この映画の登場人物はあらゆる意味でごく「普通」の人でなければならなかった。モロッコの父子も、素人の人たちが、その普通性をよく表現していた。モロッコの観光客であった白人夫婦も普通の英語人である必要があった。その点において、普通であることを演じたケイト・ブランシェットとブラッド・ピットの演技は特記されるべきであろう。メキシコでのガエル・ガルシア・ベルナルとアドリアナ・バラッザも、これまでに出演したイニャリトゥの他の作品と同様に、ごく普通のメキシコ人を演じていた。また東京砂漠では、父親役の役所広司が、普通の日本人男性を上手に演じていた。(ほとんどTV番組「ガイアの夜明け」の司会者そのままの日本人男性がそこにいた。)ところが、東京砂漠のコギャルだけは、普通の女の子ではなかった。普通の女の子だったら、関係性喪失の悲劇を経験することもできたであろうが、現代のバベルの塔とおぼしき「東京砂漠」のコギャルには、親子関係(父子関係、母子関係)も、友人関係も、男女関係も、支援関係(サポート関係)も何もないのである。東京砂漠の高層ビル(億ション)の一室には、関係性不在の生活空間が広がっていた。この普通ではないコギャルを見事に演じ切った菊池凛子の「演技」に、注目が集まったのもうなずける。

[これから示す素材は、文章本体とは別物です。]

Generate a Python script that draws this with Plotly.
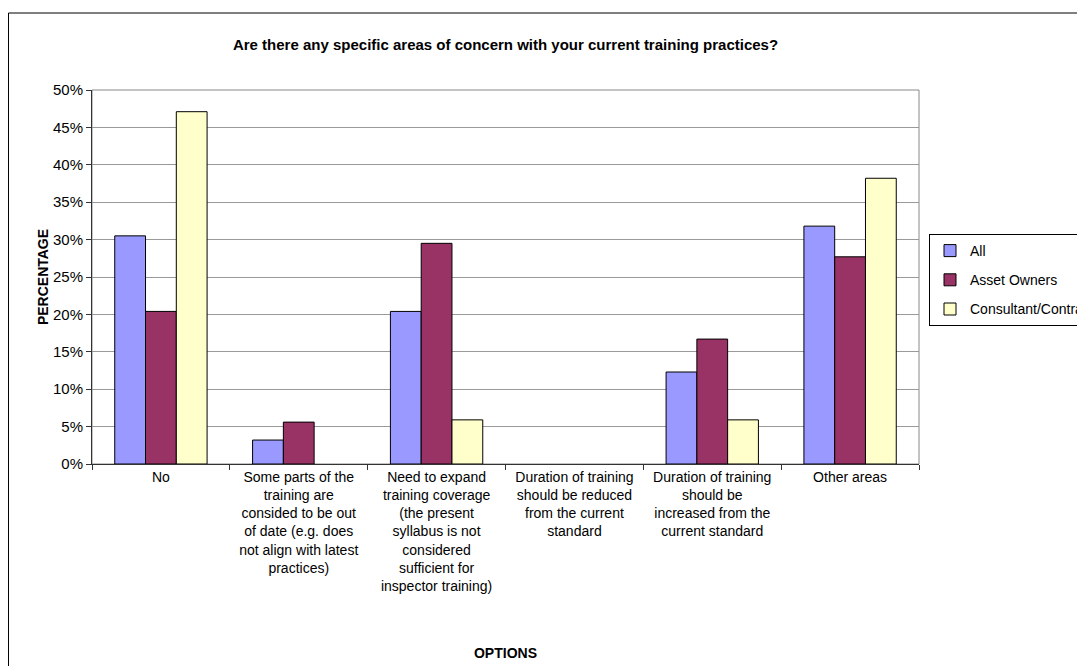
import plotly.graph_objects as go

categories = [
    "No",
    "Some parts of the<br>training are<br>consided to be out<br>of date (e.g. does<br>not align with latest<br>practices)",
    "Need to expand<br>training coverage<br>(the present<br>syllabus is not<br>considered<br>sufficient for<br>inspector training)",
    "Duration of training<br>should be reduced<br>from the current<br>standard",
    "Duration of training<br>should be<br>increased from the<br>current standard",
    "Other areas",
]
series_names = ["All", "Asset Owners", "Consultant/Contractor"]
all_vals = [30.5, 3.2, 20.4, 0.0, 12.3, 31.8]
owner_vals = [20.4, 5.6, 29.5, 0.0, 16.7, 27.7]
consult_vals = [47.1, 0.0, 5.9, 0.0, 5.9, 38.2]
series_colors = ["#9999FF", "#993366", "#FFFFCC"]
y_ticks = [0, 5, 10, 15, 20, 25, 30, 35, 40, 45, 50]
y_ticktext = [f"{v}%" for v in y_ticks]

FONT = "Arial, Liberation Sans, sans-serif"

fig = go.Figure()
for name, vals, col in zip(series_names, [all_vals, owner_vals, consult_vals], series_colors):
    fig.add_trace(go.Bar(
        x=categories, y=vals, name=name, legendgroup=name,
        marker=dict(color=col,
                    line=dict(color="#000000", width=[1 if v > 0 else 0 for v in vals])),
    ))

# page body has an 8px margin; figure coordinates are shifted accordingly
OFF = 8
W, H = 1085 - OFF, 666 - OFF
L, R, T, B = 92 - OFF, 166, 90 - OFF, 202
pw, ph = W - L - R, H - T - B

fig.update_layout(
    width=W, height=H,
    margin=dict(l=L, r=R, t=T, b=B, autoexpand=False),
    paper_bgcolor="white", plot_bgcolor="white",
    barmode="group", bargap=0.33, bargroupgap=0,
    font=dict(family=FONT, size=14, color="#000000"),
    title=dict(
        text="<b>Are there any specific areas of concern with your current training practices?</b>",
        x=(L + pw / 2) / W, xanchor="center", y=1 - (45 - OFF) / H, yanchor="middle",
        font=dict(family=FONT, size=15, color="#000000"),
    ),
    legend=dict(
        x=(929 - OFF - L) / pw, y=(T + ph - (234 - OFF)) / ph, xanchor="left", yanchor="top",
        bgcolor="white", bordercolor="#000000", borderwidth=1,
        font=dict(family=FONT, size=14, color="#000000"),
        tracegroupgap=8, itemclick=False, itemwidth=30,
    ),
    xaxis=dict(
        type="category", showgrid=False, showline=True, linecolor="#333333", linewidth=1,
        ticks="outside", tickson="boundaries", ticklen=5, tickcolor="#333333",
        tickfont=dict(family=FONT, size=14, color="#000000"),
        title=dict(text="<b>OPTIONS</b>", standoff=55, font=dict(family=FONT, size=14, color="#000000")),
        automargin=False,
    ),
    yaxis=dict(
        range=[0, 50], tickvals=y_ticks, ticktext=y_ticktext,
        showgrid=True, gridcolor="#999999", gridwidth=1,
        showline=True, linecolor="#333333", linewidth=1,
        ticks="outside", ticklen=5, tickcolor="#333333",
        tickfont=dict(family=FONT, size=15, color="#000000"),
        title=dict(text="<b>PERCENTAGE</b>", standoff=1, font=dict(family=FONT, size=14, color="#000000")),
        automargin=False, zeroline=False,
    ),
    shapes=[
        dict(type="rect", xref="paper", yref="paper", x0=0, x1=1, y0=0, y1=1,
             line=dict(color="#888888", width=1), layer="below"),
        dict(type="rect", xref="paper", yref="paper",
             x0=(8 - OFF - L) / pw + 0.0006, x1=(W + 20 - L) / pw,
             y0=(T + ph - (H + 20)) / ph, y1=(T + ph - (13 - OFF)) / ph,
             line=dict(color="#000000", width=1), fillcolor="rgba(0,0,0,0)", layer="above"),
    ],
)

fig.write_html("out.html")
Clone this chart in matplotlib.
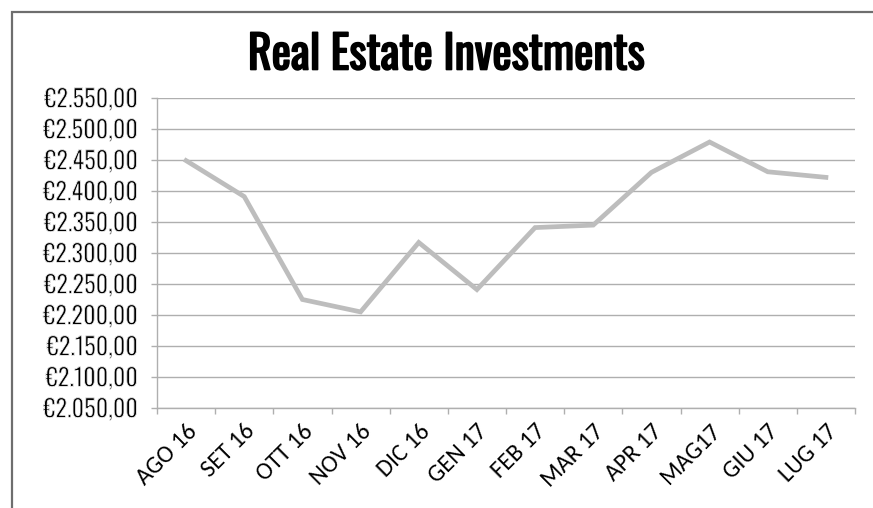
import matplotlib
matplotlib.use("Agg")
import matplotlib.pyplot as plt
import matplotlib.patheffects as pe
from matplotlib import font_manager
from matplotlib.patches import Rectangle
from matplotlib.ticker import FixedLocator, FuncFormatter

months = ["AGO 16", "SET 16", "OTT 16", "NOV 16", "DIC 16", "GEN 17",
          "FEB 17", "MAR 17", "APR 17", "MAG17", "GIU 17", "LUG 17"]
values = [2449, 2391, 2225, 2205, 2317, 2241, 2341, 2345, 2430, 2479, 2431, 2422]
y_ticks = [2050, 2100, 2150, 2200, 2250, 2300, 2350, 2400, 2450, 2500, 2550]

installed = {f.name for f in font_manager.fontManager.ttflist}


def pick(*names):
    for n in names:
        if n in installed:
            return n
    return "DejaVu Sans"


title_font = pick("Oswald SemiBold", "Oswald Medium", "Oswald", "Bebas Neue")
ylab_font = pick("Oswald Light", "Oswald", "Barlow Condensed", "Archivo Narrow")
xlab_font = pick("Carlito", "Calibri", "Lato")


def euro(v, pos):
    s = f"{v:,.2f}".replace(",", "X").replace(".", ",").replace("X", ".")
    return "€" + s


fig = plt.figure(figsize=(8.73, 5.08), dpi=100)
ax = fig.add_axes([157 / 873, 1 - 408 / 508, 698 / 873, 310 / 508])

x = [i + 0.5 for i in range(len(months))]
ax.plot(x, values, color="#BDBDBD", lw=3.4, solid_joinstyle="miter", zorder=3)

ax.set_xlim(0, len(months))
ax.set_ylim(2050, 2550)
ax.yaxis.set_major_locator(FixedLocator(y_ticks))
ax.yaxis.set_major_formatter(FuncFormatter(euro))
ax.set_xticks(range(len(months) + 1))
ax.set_xticklabels([])
ax.set_xticks(x, minor=True)
ax.set_xticklabels(months, minor=True, rotation=45, ha="right", va="top",
                   rotation_mode="anchor", fontsize=17.5, family=xlab_font)
ax.tick_params(axis="x", which="minor", length=0, pad=9)
ax.tick_params(axis="x", which="major", length=4.3, color="#AFAFAF", width=1)
ax.tick_params(axis="y", length=4, color="#AFAFAF", width=1, pad=10)
# the reference uses a light cut; only regular is here, so trim the edges in white
thin = [pe.Normal(), pe.Stroke(linewidth=0.6, foreground="white")]
for lab in ax.get_yticklabels():
    lab.set_family(ylab_font)
    lab.set_fontsize(17.5)
    lab.set_fontweight(300)
    if ylab_font == "Oswald":
        lab.set_path_effects(thin)

ax.grid(axis="y", color="#AFAFAF", lw=1.0)
ax.set_axisbelow(True)
for side in ["top", "right"]:
    ax.spines[side].set_visible(False)
for side in ["left", "bottom"]:
    ax.spines[side].set_color("#AFAFAF")
    ax.spines[side].set_linewidth(1.0)

title_kw = dict(ha="center", va="center", fontsize=33, family=title_font)
if title_font == "Oswald":
    # only the regular cut is there, so thicken the strokes a little
    title_kw["path_effects"] = [pe.withStroke(linewidth=1.2, foreground="black")]
fig.text(0.5 * (245 + 648) / 873, 1 - 55 / 508, "Real Estate Investments",
         **title_kw)

# outer frame (only top and left edges fall inside the picture)
fig.add_artist(Rectangle((12 / 873, -0.2), 1.2, 1.2 - 12 / 508,
                         transform=fig.transFigure, fill=False,
                         edgecolor="#6E6E6E", lw=1.6, clip_on=False))

fig.savefig("out.png", dpi=100)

イニャリトゥ監督の「バベル」の塔の現代版として東京砂漠が選ばれ、コミュニケーション不全を体現したコギャルとして他ならぬ日本人女性が選ばれてしまったこと、そしてイニャリトゥ監督の世界を視る眼の確かさに気付いた日本人はそれほど多くはないようだ。だがたとえ日本人が気付いていなくとも、「イニャリトゥ主義」の映画においては、人間関係の不在が一つの人間ドラマとしてしっかりとドキュメントされているのだ。その描写の場所として日本の東京が選定されているのは偶々のことなのか、あるいは「イニャリトゥ」的直感なのか。イニャリトゥ主義の偶然=たまたま=アクシデントとは、現代社会の人間ドラマを結びつけている中心的特異点なのである。
『バベル』という映画から得られる社会学的な答えとは、関係性の不在をドキュメントすることによって「人と人を結び付けるもの」という問いが存在していることに気付かせてくれることなのかもしれない。そして日本社会が、関係性の不在という「人と人を結び付けるもの」の欠如している世界になっている没社会学的空間であることも、同時に教えてくれている。だたし当の関係性不在の日本人は、『バベル』以降も、世界のアクシデントからは何も影響を受けずに、(没社会学的な)日本社会・バベルの塔の中にいるだけなのだが。